As she recovered, she took up an opportunity within Massey University's psychology department to do research into veterans’ hearing loss and began a research doctorate. Her interest in ageing was piqued, “One of the best indicators of [future] dementia is hearing loss. And the country was slowly waking up to the fact we have an ageing population.” She joined NZAG in the early 2000s as she was completing her research and became a strong advocate for active ageing and age-friendly services.

After 17 years at Massey University, in 2008 Peter and Judy were on the move again – this time to the North Shore, when the house next door to their son and daughter-in-law came on the market. “The most healing thing in this dislocation was the grandchildren,” Judy says. Just as she and Peter had sought to live in South Africa so their children could grow up near grandparents, now they could support the next generation. Judy regularly helped out at the schools the grandchildren attended, and later volunteered as a reader writer at Rangitoto College.

Helping at a school holiday programme led to her involvement with Mairangi Arts Centre (MAC), where in 2016 she 'put her hand up' to join the board. She says this opened her eyes to 'how monocultural it was on the Shore'. She found herself facing criticism for using te reo Māori at the beginning of meetings. Undaunted, she persisted. “If we were seeking Council funding, we needed to be meeting our Te Tiriti obligations,” she says.

She is now a life member and remains actively involved, noting that MAC contributes to active ageing, fostering a supportive environment that draws in many older people.
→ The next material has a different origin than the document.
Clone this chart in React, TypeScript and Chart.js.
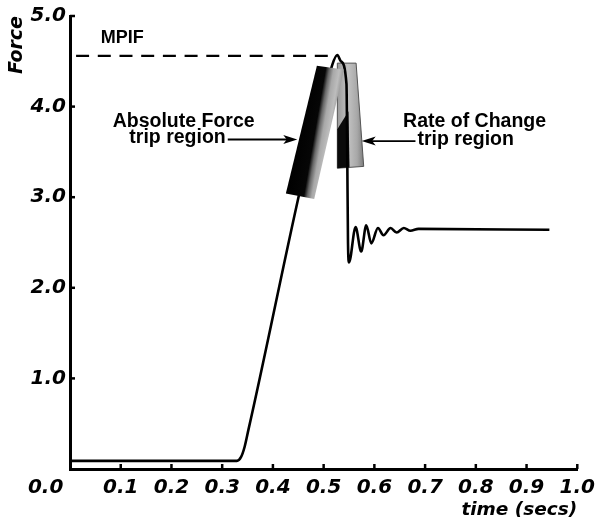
import React, { useEffect, useRef } from 'react';
import { Chart, registerables } from 'chart.js';

Chart.register(...registerables);

// ---------------- data ----------------
const timeSecs = [
  0, 0.329, 0.337, 0.344, 0.352, 0.517, 0.527, 0.534, 0.545, 0.5465,
  0.548, 0.55, 0.563, 0.574, 0.584, 0.594, 0.607, 0.618, 0.632, 0.644, 0.658,
  0.671, 0.687, 0.945,
];
const forceValues = [
  0.09, 0.09, 0.13, 0.24, 0.44, 4.46, 4.57, 4.5, 4.25, 3.5,
  2.5, 2.28, 2.67, 2.4, 2.69, 2.49, 2.66, 2.58, 2.66, 2.61, 2.66,
  2.63, 2.65, 2.64,
];
const mpifTime = [0.012, 0.527];
const mpifForce = [4.56, 4.56];

const xTickValues = [0, 0.1, 0.2, 0.3, 0.4, 0.5, 0.6, 0.7, 0.8, 0.9, 1.0];
const xTickLabels = ['0.0       ', '0.1', '0.2', '0.3', '0.4', '0.5', '0.6', '0.7', '0.8', '0.9', '1.0'];
const yTickValues = [0, 1, 2, 3, 4, 5];
const yTickLabels = ['', '1.0', '2.0', '3.0', '4.0', '5.0'];

// trip regions (corners in time / force units)
const absRegionTime = [0.4255, 0.4814, 0.54, 0.4867];
const absRegionForce = [3.04, 2.98, 4.41, 4.45];
const rateRegionTime = [0.527, 0.579, 0.564, 0.527];
const rateRegionForce = [3.32, 3.34, 4.48, 4.48];
const rateCoreTime = [0.527, 0.551, 0.549, 0.527];
const rateCoreForce = [3.32, 3.33, 3.95, 3.75];

// annotation anchors (time / force units)
const labelMPIF = { text: 'MPIF', t: 0.0607, f: 4.702 };
const labelAbs1 = { text: 'Absolute Force', t: 0.224, f: 3.775 };
const labelAbs2 = { text: 'trip region', t: 0.307, f: 3.598 };
const arrowAbs = { t0: 0.311, t1: 0.448, f: 3.637 };
const labelRate1 = { text: 'Rate of Change', t: 0.7975, f: 3.778 };
const labelRate2 = { text: 'trip region', t: 0.685, f: 3.576 };
const arrowRate = { t0: 0.681, t1: 0.575, f: 3.62 };

const AXIS_FONT = { family: '"DejaVu Sans", sans-serif', size: 20, weight: 'bold' as const, style: 'italic' as const };
const ANNOT_FONT = 'bold 19.5px "Liberation Sans", Arial, sans-serif';

function toPx(chart: any, t: number, f: number): [number, number] {
  return [chart.scales.x.getPixelForValue(t), chart.scales.y.getPixelForValue(f)];
}

function poly(ctx: CanvasRenderingContext2D, pts: [number, number][]) {
  ctx.beginPath();
  pts.forEach(([x, y], i) => (i ? ctx.lineTo(x, y) : ctx.moveTo(x, y)));
  ctx.closePath();
}

function arrow(ctx: CanvasRenderingContext2D, x0: number, x1: number, y: number) {
  const dir = Math.sign(x1 - x0);
  const headLen = 14;
  const headHalf = 4.5;
  ctx.beginPath();
  ctx.moveTo(x0, y);
  ctx.lineTo(x1 - dir * headLen * 0.6, y);
  ctx.lineWidth = 1.8;
  ctx.strokeStyle = '#000';
  ctx.stroke();
  ctx.beginPath();
  ctx.moveTo(x1, y);
  ctx.lineTo(x1 - dir * headLen, y - headHalf);
  ctx.lineTo(x1 - dir * headLen * 0.75, y);
  ctx.lineTo(x1 - dir * headLen, y + headHalf);
  ctx.closePath();
  ctx.fillStyle = '#000';
  ctx.fill();
}

const regionsPlugin = {
  id: 'tripRegions',
  beforeDatasetsDraw(chart: any) {
    const ctx: CanvasRenderingContext2D = chart.ctx;
    ctx.save();
    const pts = rateRegionTime.map((t, i) => toPx(chart, t, rateRegionForce[i]));
    const xs = pts.map((p) => p[0]);
    const g = ctx.createLinearGradient(Math.min(...xs), 0, Math.max(...xs), 0);
    g.addColorStop(0, '#9a9a9a');
    g.addColorStop(0.4, '#c2c2c2');
    g.addColorStop(0.75, '#a8a8a8');
    g.addColorStop(1, '#7c7c7c');
    poly(ctx, pts);
    ctx.fillStyle = g;
    ctx.fill();
    ctx.lineWidth = 1;
    ctx.strokeStyle = '#555';
    ctx.stroke();
    const core = rateCoreTime.map((t, i) => toPx(chart, t, rateCoreForce[i]));
    poly(ctx, core);
    ctx.fillStyle = '#0a0a0a';
    ctx.fill();
    ctx.restore();
  },
  afterDatasetsDraw(chart: any) {
    const ctx: CanvasRenderingContext2D = chart.ctx;
    ctx.save();
    // absolute force band
    const pts = absRegionTime.map((t, i) => toPx(chart, t, absRegionForce[i]));
    const d = [1, 0.172];
    const proj = pts.map((p) => p[0] * d[0] + p[1] * d[1]);
    const pmin = Math.min(...proj);
    const pmax = Math.max(...proj);
    const n2 = d[0] * d[0] + d[1] * d[1];
    const g = ctx.createLinearGradient(
      (pmin * d[0]) / n2, (pmin * d[1]) / n2,
      (pmax * d[0]) / n2, (pmax * d[1]) / n2,
    );
    g.addColorStop(0, '#000');
    g.addColorStop(0.5, '#060606');
    g.addColorStop(0.6, '#666');
    g.addColorStop(0.72, '#a8a8a8');
    g.addColorStop(0.88, '#bdbdbd');
    g.addColorStop(1, '#9a9a9a');
    poly(ctx, pts);
    ctx.fillStyle = g;
    ctx.fill();

    // texts
    ctx.fillStyle = '#000';
    ctx.textBaseline = 'alphabetic';
    ctx.font = 'bold 18px "Liberation Sans", Arial, sans-serif';
    ctx.textAlign = 'left';
    let p = toPx(chart, labelMPIF.t, labelMPIF.f);
    ctx.fillText(labelMPIF.text, p[0], p[1]);

    ctx.font = ANNOT_FONT;
    ctx.textAlign = 'center';
    p = toPx(chart, labelAbs1.t, labelAbs1.f);
    ctx.fillText(labelAbs1.text, p[0], p[1]);
    ctx.textAlign = 'right';
    p = toPx(chart, labelAbs2.t, labelAbs2.f);
    ctx.fillText(labelAbs2.text, p[0], p[1]);
    ctx.textAlign = 'center';
    p = toPx(chart, labelRate1.t, labelRate1.f);
    ctx.fillText(labelRate1.text, p[0], p[1]);
    ctx.textAlign = 'left';
    p = toPx(chart, labelRate2.t, labelRate2.f);
    ctx.fillText(labelRate2.text, p[0], p[1]);

    // arrows
    let a0 = toPx(chart, arrowAbs.t0, arrowAbs.f);
    let a1 = toPx(chart, arrowAbs.t1, arrowAbs.f);
    arrow(ctx, a0[0], a1[0], a0[1]);
    a0 = toPx(chart, arrowRate.t0, arrowRate.f);
    a1 = toPx(chart, arrowRate.t1, arrowRate.f);
    arrow(ctx, a0[0], a1[0], a0[1]);
    ctx.restore();
  },
  afterDraw(chart: any) {
    const ctx: CanvasRenderingContext2D = chart.ctx;
    const { left, bottom } = chart.chartArea;
    ctx.save();
    ctx.strokeStyle = '#000';
    ctx.lineWidth = 2.5;
    xTickValues.forEach((v) => {
      if (v === 0) return;
      const x = chart.scales.x.getPixelForValue(v);
      ctx.beginPath();
      ctx.moveTo(x, bottom);
      ctx.lineTo(x, bottom - 5);
      ctx.stroke();
    });
    yTickValues.forEach((v) => {
      if (v === 0) return;
      const y = chart.scales.y.getPixelForValue(v);
      ctx.beginPath();
      ctx.moveTo(left, y);
      ctx.lineTo(left + 5, y);
      ctx.stroke();
    });
    ctx.restore();
  },
};

export default function App() {
  const canvasRef = useRef<HTMLCanvasElement | null>(null);

  useEffect(() => {
    if (!canvasRef.current) return;
    const signal = timeSecs.map((t, i) => ({ x: t, y: forceValues[i] }));
    const mpif = mpifTime.map((t, i) => ({ x: t, y: mpifForce[i] }));
    const chart = new Chart(canvasRef.current, {
      type: 'line',
      data: {
        datasets: [
          {
            label: 'MPIF',
            data: mpif,
            borderColor: '#000',
            borderWidth: 2.2,
            borderDash: [13, 8.7],
            pointRadius: 0,
            fill: false,
          },
          {
            label: 'Force',
            data: signal,
            borderColor: '#000',
            borderWidth: 2.6,
            pointRadius: 0,
            fill: false,
            cubicInterpolationMode: 'monotone',
          },
        ],
      },
      options: {
        animation: false,
        responsive: true,
        maintainAspectRatio: false,
        layout: { padding: { top: 16, right: 22, bottom: 0, left: 0 } },
        plugins: { legend: { display: false }, tooltip: { enabled: false } },
        scales: {
          x: {
            type: 'linear',
            min: 0,
            max: 1,
            afterFit: (s: any) => {
              s.height = 50;
            },
            afterBuildTicks: (s: any) => {
              s.ticks = xTickValues.map((v) => ({ value: v }));
            },
            ticks: {
              autoSkip: false,
              maxRotation: 0,
              padding: 7,
              color: '#000',
              font: AXIS_FONT,
              callback: (_v: any, i: number) => xTickLabels[i],
            },
            grid: { display: false, drawTicks: false },
            border: { display: true, color: '#000', width: 3 },
            title: {
              display: true,
              text: 'time (secs)',
              align: 'end',
              color: '#000',
              font: { ...AXIS_FONT, size: 18.5, lineHeight: 1 },
              padding: { top: 0, bottom: 0 },
            },
          },
          y: {
            type: 'linear',
            min: 0,
            max: 5,
            afterFit: (s: any) => {
              s.width = 70;
            },
            afterBuildTicks: (s: any) => {
              s.ticks = yTickValues.map((v) => ({ value: v }));
            },
            ticks: {
              padding: 4,
              color: '#000',
              font: AXIS_FONT,
              callback: (_v: any, i: number) => yTickLabels[i],
            },
            grid: { display: false, drawTicks: false },
            border: { display: true, color: '#000', width: 3 },
            title: {
              display: true,
              text: 'Force',
              align: 'end',
              color: '#000',
              font: { ...AXIS_FONT, size: 19 },
              padding: { top: 6, bottom: 0 },
            },
          },
        },
      },
      plugins: [regionsPlugin],
    });
    return () => chart.destroy();
  }, []);

  return (
    <div style={{ position: 'fixed', left: 0, top: 0, width: 602, height: 519, background: '#fff' }}>
      <canvas ref={canvasRef} />
    </div>
  );
}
When Judy completed her doctorate in 2008, she took on a variety of new roles, each leading to new opportunities, among them research and community engagement at North Shore City Council, tutoring at Kip McGrath, teaching English to adults, and Chinese migrant students, and as a consumer voice on the northern region Primary Healthcare Nursing Reference Network. “I had got into consumer work when doing my doctorate,” she says. “People had realised getting the consumer voice involved was important.”

She has also provided consumer perspectives to Precision Driven Health, a health data science research initiative, and participates in the governance group for the New Zealand Algorithm Hub. Judy’s early role in computing has come full circle as she combines her understanding of data and computing with her 'interest in empowering people'.

Another key role was as a member of Auckland Council’s Seniors Advisory Panel, where, as is her wont, she challenged Council officers who discovered she wasn’t the requisite 65 years old (she was four months short of that). In typical Judy style, she persuaded them that they needed seniors of different age groups to reflect the diversity of the older population. She served the maximum two three-year terms, helping Council strive for acceptance as a World Health Organization age-friendly city. As a result of this experience, she co-authored, with Janet Clews CNZM, a paper titled,  ‘Knowing, being and co-constructing an age-friendly Tāmaki Makaurau Auckland’ which was published in the International Journal of Environmental Research and Public Health’s special issue on age-friendly cities.

Judy was named a life member of NZAG in 2018 for her community leadership. In 2021, she joined NZAG's executive committee to provide elder perspectives on their deliberations, and is now a member of its 2023 Conference organising committee. It is her next big (but by no means only) project and it’s apt that Judy, with her determination to combat ageism, and her research and education  background, is at the forefront of its organisation.